• _What is asked_
Output the data word for word, dropping every image.

▬▬▬▬▬▬▬▬▬▬

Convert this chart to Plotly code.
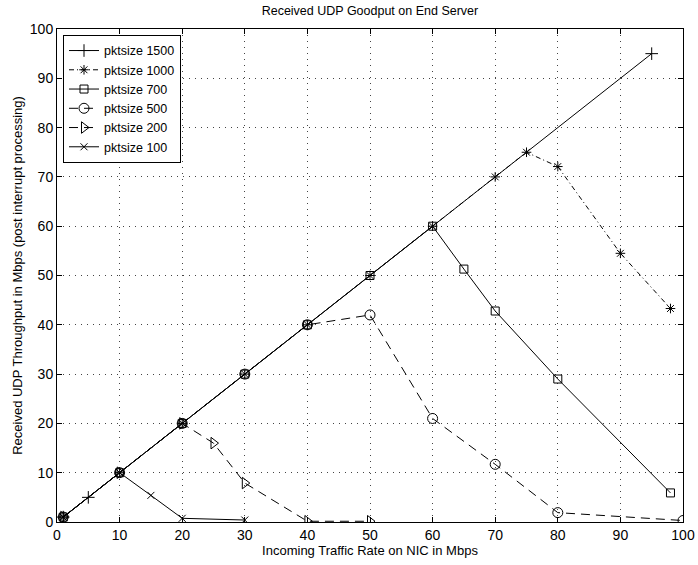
import plotly.graph_objects as go

# Data
names = ["pktsize 1500", "pktsize 1000", "pktsize 700", "pktsize 500", "pktsize 200", "pktsize 100"]

x1500 = [1, 5, 95]
y1500 = [1, 5, 95]

x1000 = [1, 10, 20, 30, 40, 50, 60, 70, 75, 80, 90, 98]
y1000 = [1, 10, 20, 30, 40, 50, 60, 70, 75, 72.1, 54.5, 43.3]

x700 = [1, 10, 20, 30, 40, 50, 60, 65, 70, 80, 98]
y700 = [1, 10, 20, 30, 40, 50, 60, 51.3, 42.8, 29.0, 5.9]

x500 = [1, 10, 20, 30, 40, 50, 60, 70, 80, 100]
y500 = [1, 10, 20, 30, 40, 42.0, 21.0, 11.7, 1.9, 0.3]

x200 = [1, 10, 20, 25, 30, 40, 50]
y200 = [1, 10, 20, 16.0, 7.9, 0.15, 0.15]

x100 = [1, 10, 15, 20, 30]
y100 = [1, 10, 5.4, 0.75, 0.4]

xs = [x1500, x1000, x700, x500, x200, x100]
ys = [y1500, y1000, y700, y500, y200, y100]

symbols = ["cross-thin-open", "asterisk-open", "square-open", "circle-open", "triangle-right-open", "x-thin-open"]
sizes = [9, 8, 8, 10, 10, 7]
dashes = ["solid", "5px,3px,1px,3px", "solid", "9px,6px", "9px,6px", "solid"]

fig = go.Figure()
for n, x, y, s, sz, d in zip(names, xs, ys, symbols, sizes, dashes):
    fig.add_trace(go.Scatter(
        x=x, y=y, name=n, mode="lines+markers",
        line=dict(color="black", width=1, dash=d),
        marker=dict(symbol=s, size=sz, color="black", line=dict(color="black", width=1)),
    ))

font = "Liberation Sans, Arial, Helvetica, sans-serif"
axis_common = dict(
    showline=True, linecolor="black", linewidth=1, mirror="allticks",
    ticks="inside", ticklen=5, tickcolor="black", automargin=False,
    showgrid=True, gridcolor="#444", gridwidth=1, griddash="1px,5px",
    zeroline=False, tickfont=dict(size=14, color="black", family=font),
)

fig.update_layout(
    width=698, height=565,
    margin=dict(l=57, r=15, t=29, b=43),
    paper_bgcolor="white", plot_bgcolor="white",
    font=dict(family=font, color="black", size=12),
    title=dict(text="Received UDP Goodput on End Server", x=0.53, xanchor="center",
               y=1 - 11 / 565, yanchor="middle", yref="container", automargin=False,
               font=dict(size=12.5, family=font, color="black")),
    xaxis=dict(range=[0, 100], dtick=10, title=dict(text="Incoming Traffic Rate on NIC in Mbps",
               font=dict(size=13), standoff=3), **axis_common),
    yaxis=dict(range=[0, 100], dtick=10, title=dict(text="Received UDP Throughput in Mbps (post interrupt processing)",
               font=dict(size=13), standoff=4), **axis_common),
    legend=dict(x=0.0096, y=0.988, xanchor="left", yanchor="top",
                bgcolor="white", bordercolor="black", borderwidth=1,
                font=dict(size=12.5, family=font, color="black"),
                tracegroupgap=0, itemwidth=30),
    showlegend=True,
)

fig.write_html(
    "out.html",
    config={"displayModeBar": False},
    post_script="document.body.style.margin='0';document.body.style.overflow='hidden';",
)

▬▬▬▬▬▬▬▬▬▬

• _Reply_
Convert this chart to Plotly code.
import plotly.graph_objects as go

# Data
names = ["pktsize 1500", "pktsize 1000", "pktsize 700", "pktsize 500", "pktsize 200", "pktsize 100"]

x1500 = [1, 5, 95]
y1500 = [1, 5, 95]

x1000 = [1, 10, 20, 30, 40, 50, 60, 70, 75, 80, 90, 98]
y1000 = [1, 10, 20, 30, 40, 50, 60, 70, 75, 72.1, 54.5, 43.3]

x700 = [1, 10, 20, 30, 40, 50, 60, 65, 70, 80, 98]
y700 = [1, 10, 20, 30, 40, 50, 60, 51.3, 42.8, 29.0, 5.9]

x500 = [1, 10, 20, 30, 40, 50, 60, 70, 80, 100]
y500 = [1, 10, 20, 30, 40, 42.0, 21.0, 11.7, 1.9, 0.3]

x200 = [1, 10, 20, 25, 30, 40, 50]
y200 = [1, 10, 20, 16.0, 7.9, 0.15, 0.15]

x100 = [1, 10, 15, 20, 30]
y100 = [1, 10, 5.4, 0.75, 0.4]

xs = [x1500, x1000, x700, x500, x200, x100]
ys = [y1500, y1000, y700, y500, y200, y100]

symbols = ["cross-thin-open", "asterisk-open", "square-open", "circle-open", "triangle-right-open", "x-thin-open"]
sizes = [9, 8, 8, 10, 10, 7]
dashes = ["solid", "5px,3px,1px,3px", "solid", "9px,6px", "9px,6px", "solid"]

fig = go.Figure()
for n, x, y, s, sz, d in zip(names, xs, ys, symbols, sizes, dashes):
    fig.add_trace(go.Scatter(
        x=x, y=y, name=n, mode="lines+markers",
        line=dict(color="black", width=1, dash=d),
        marker=dict(symbol=s, size=sz, color="black", line=dict(color="black", width=1)),
    ))

font = "Liberation Sans, Arial, Helvetica, sans-serif"
axis_common = dict(
    showline=True, linecolor="black", linewidth=1, mirror="allticks",
    ticks="inside", ticklen=5, tickcolor="black", automargin=False,
    showgrid=True, gridcolor="#444", gridwidth=1, griddash="1px,5px",
    zeroline=False, tickfont=dict(size=14, color="black", family=font),
)

fig.update_layout(
    width=698, height=565,
    margin=dict(l=57, r=15, t=29, b=43),
    paper_bgcolor="white", plot_bgcolor="white",
    font=dict(family=font, color="black", size=12),
    title=dict(text="Received UDP Goodput on End Server", x=0.53, xanchor="center",
               y=1 - 11 / 565, yanchor="middle", yref="container", automargin=False,
               font=dict(size=12.5, family=font, color="black")),
    xaxis=dict(range=[0, 100], dtick=10, title=dict(text="Incoming Traffic Rate on NIC in Mbps",
               font=dict(size=13), standoff=3), **axis_common),
    yaxis=dict(range=[0, 100], dtick=10, title=dict(text="Received UDP Throughput in Mbps (post interrupt processing)",
               font=dict(size=13), standoff=4), **axis_common),
    legend=dict(x=0.0096, y=0.988, xanchor="left", yanchor="top",
                bgcolor="white", bordercolor="black", borderwidth=1,
                font=dict(size=12.5, family=font, color="black"),
                tracegroupgap=0, itemwidth=30),
    showlegend=True,
)

fig.write_html(
    "out.html",
    config={"displayModeBar": False},
    post_script="document.body.style.margin='0';document.body.style.overflow='hidden';",
)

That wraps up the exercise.